05 April 2006

Is General Motors upside down?

What if General Motor's positive net worth is simply a product of an accounting flaw?

New accounting proposals, not yet in place, would require companies to report their pension deficits. With the GMAC sale, the new accounting rules would leave GM with a negative shareholders' equity of $43 million (instead of the positive $14.6 billion under existing rules).

One way of interpreting the liability-equity side of a balance sheet, is as a list of people who have claims on the assets of the company. If pension liabilities are understated to the point that shareholder equity is negative, then bondholders and employees are the true financial owner's of the company, and shareholders don't really deserve to have a say in the company's affairs any more. Indeed, in Colorado, there is some case law holding that when a corporation gets upside down, that the board of directors owes fiduciary duties to the creditors, rather than the shareholders, at that point.

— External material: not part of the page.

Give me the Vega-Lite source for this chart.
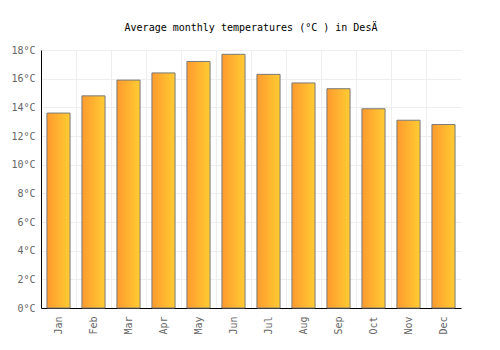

Of course, $43 million is just barely upside down in a huge publicly held company like General Motors, which has about 835 million shares outstanding. The per share deficit would be about a nickle a share (indicating that unlimited liability would hardly crush most people), and there is always some possibility that the company will turn itself around. But, it has a market capitalization of about $12.5 billion (quite close to its balance sheet value which is encumbered with historical costs), and if shareholder's equity is really even a little negative, General Motors should be a penny stock.